A new preliminary study contradicts the perception that lingering COVID-19 symptoms mostly affect middle-aged adults, with evidence that a majority of young adults also experience chest pain, breathing difficulty, headaches, diarrhea, loss of smell or taste and other complications for weeks after diagnosis, according to new research led by University of Dayton assistant professor of psychology Julie Walsh-Messinger, along with Noah Greenspan and Marcella Debidda of the Pulmonary Wellness Foundation, and Dr. Dolores Malaspina of the Icahn School of Medicine at Mount Sinai.
The study, which included more than 40 university students who tested positive or were diagnosed with mild or moderate COVID-19, found a majority (51%) continued to experience symptoms and complications more than 28 days later and 30% experienced these symptoms for 50 days or longer.
“The common belief in the U.S. is that COVID-19 is benign or short-lived in young adults,” Walsh-Messinger said. “Our study, which we believe is the first to report on post-COVID syndrome in college students, almost exclusively between 18 and 21 years of age, suggests otherwise. More research needs to be done to confirm these findings, but until then, we urge the medical and scientific community to consider young adults vulnerable to post-COVID syndrome and to closely monitor those who contracted the disease for lingering viral effects.”

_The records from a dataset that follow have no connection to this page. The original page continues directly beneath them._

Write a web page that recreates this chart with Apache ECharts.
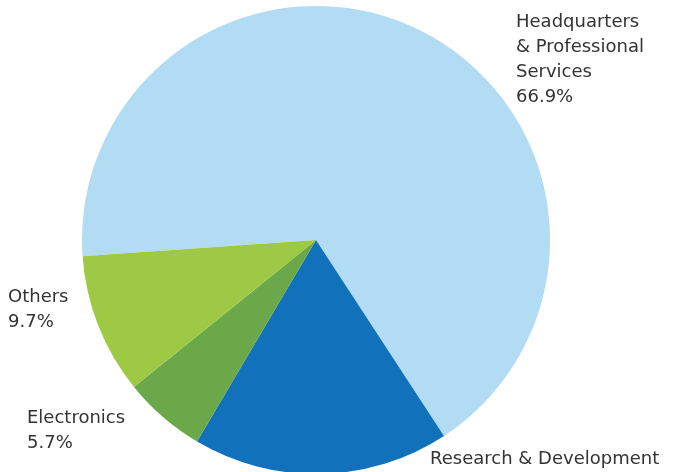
<!DOCTYPE html>
<html>
<head>
<meta charset="utf-8">
<script src="https://cdn.jsdelivr.net/npm/echarts@6/dist/echarts.min.js"></script>
<style>
html,body{margin:0;padding:0;background:#fff;}
#chart{width:677px;height:472px;}
</style>
</head>
<body>
<div id="chart"></div>
<script>
// Data
const categories = ['Headquarters & Professional Services', 'Research & Development', 'Electronics', 'Others'];
const labelNames = ['Headquarters\n& Professional\nServices', 'Research & Development', 'Electronics', 'Others'];
const values = [66.9, 17.7, 5.7, 9.7];
const showPercent = [true, false, true, true];
const colors = ['#b1dcf3', '#1171bb', '#6aa84a', '#9dc944'];

// Label anchor positions (top-left of label block)
const labelPos = [[516, 10], [430, 447], [27, 406], [8, 285]];

const chart = echarts.init(document.getElementById('chart'));
chart.setOption({
  animation: false,
  series: [{
    type: 'pie',
    center: [316, 240],
    radius: 234,
    startAngle: 184,
    clockwise: true,
    silent: true,
    data: categories.map((c, i) => ({ name: c, value: values[i], itemStyle: { color: colors[i] } })),
    label: {
      show: true,
      position: 'outside',
      color: '#333',
      fontFamily: 'DejaVu Sans',
      fontSize: 18,
      lineHeight: 25,
      overflow: 'none',
      formatter: p => labelNames[p.dataIndex] + (showPercent[p.dataIndex] ? '\n' + values[p.dataIndex].toFixed(1) + '%' : '')
    },
    labelLine: { show: false },
    labelLayout: p => ({
      x: labelPos[p.dataIndex][0],
      y: labelPos[p.dataIndex][1],
      align: 'left',
      verticalAlign: 'top',
      width: 300
    })
  }]
});
</script>
</body>
</html>
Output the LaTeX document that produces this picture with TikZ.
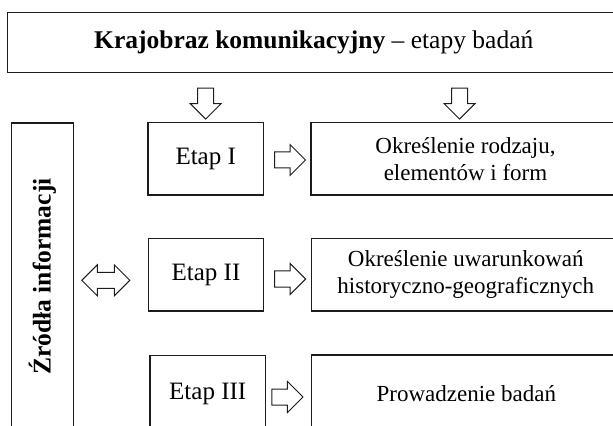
\documentclass[tikz,border=0pt]{standalone}
\usepackage{fontspec}
\setmainfont{Liberation Serif}
\usepackage{tikz}
\usetikzlibrary{calc,shapes.arrows}
\definecolor{ink}{HTML}{1C1C1C}
\tikzset{
  titlebox/.style={draw=ink, line width=0.7pt, inner sep=0pt, minimum width=306.25pt, minimum height=30pt, font=\fontsize{12.75}{15}\selectfont},
  sourcebox/.style={draw=ink, line width=0.6pt, inner sep=0pt, minimum width=153.5pt, minimum height=30.8pt, font=\fontsize{12.75}{15}\selectfont\bfseries},
  stagebox/.style={draw=ink, line width=0.6pt, inner sep=0pt, minimum width=57.65pt, minimum height=36.35pt, font=\fontsize{12.5}{15}\selectfont},
  descbox/.style={draw=ink, line width=0.6pt, inner sep=0pt, align=center, minimum width=154.5pt, minimum height=36.35pt, font=\fontsize{11.5}{13.5}\selectfont},
  fatarrow/.style={single arrow, draw=ink, line width=0.5pt, inner xsep=0pt, inner ysep=3.75pt, minimum height=15.5pt, minimum width=15pt, single arrow head extend=3.75pt, single arrow tip angle=90},
  twinarrow/.style={double arrow, draw=ink, line width=0.5pt, inner xsep=0pt, inner ysep=3.75pt, minimum height=24pt, minimum width=15pt, double arrow head extend=3.75pt, double arrow tip angle=90},
}

\begin{document}
\begin{tikzpicture}[x=0.5pt, y=-0.5pt]
  \clip (0,0) rectangle (613,426);
  % boxes
  \node[titlebox] (title) at (313.75,42.7) {\textbf{Krajobraz komunikacyjny} – etapy badań};
  \node[sourcebox, rotate=90] (sources) at (42.5,276.5) {Źródła informacji};
  \node[stagebox] (etap1) at (205.7,158.7) {Etap I};
  \node[stagebox] (etap2) at (206,274.6) {Etap II};
  \node[stagebox, minimum height=38.7pt] (etap3) at (207.7,394) {Etap III};
  \node[descbox] (desc1) at (465.5,158.7) {Określenie rodzaju,\\elementów i form};
  \node[descbox] (desc2) at (465.8,274.7) {Określenie uwarunkowań\\historyczno-geograficznych};
  \node[descbox, minimum height=39pt] (desc3) at (466.3,394) {Prowadzenie badań};
  % block arrows
  \node[fatarrow, rotate=-90, anchor=tip] (down1) at ([yshift=1pt]etap1.north) {};
  \node[fatarrow, rotate=-90, anchor=tip] (down2) at ([xshift=-3pt,yshift=1pt]desc1.north) {};
  \node[fatarrow] (right1) at ($(etap1.east)!0.5!(desc1.west)+(-1.15,1.3)$) {};
  \node[fatarrow] (right2) at ($(etap2.east)!0.5!(desc2.west)+(-1.3,4.35)$) {};
  \node[fatarrow] (right3) at ($(etap3.east)!0.5!(desc3.west)+(-5.1,3)$) {};
  \node[twinarrow] (link) at ($(sources.south)!0.5!(etap2.west)+(-5,4.75)$) {};
\end{tikzpicture}
\end{document}
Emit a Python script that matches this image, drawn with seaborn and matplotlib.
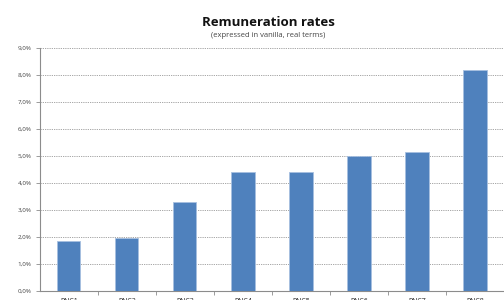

The researchers also surveyed an additional 58 students who did not have COVID to show that the prolonged symptoms were not due to general age or pandemic related stress or non-COVID seasonal illness.
The study, which is available on the pre-print server MedRxiv and has been submitted for peer review, builds on the work of those experiencing lingering symptoms, commonly called “long haulers,” who formed social media advocacy groups after many were not experiencing resolution of symptoms within the two to three weeks that were expected. These groups, including the COVID-19 Longhauler Advocacy Project, founded by study co-author Karyn Bishof, initiated patient driven surveys to raise awareness of post-COVID syndrome.
Walsh-Messinger said the study also “is consistent with the sex differences in COVID mortality and morbidity noted in other studies. Males are more likely to succumb to the virus, but women appear to be more vulnerable to post-COVID syndrome.”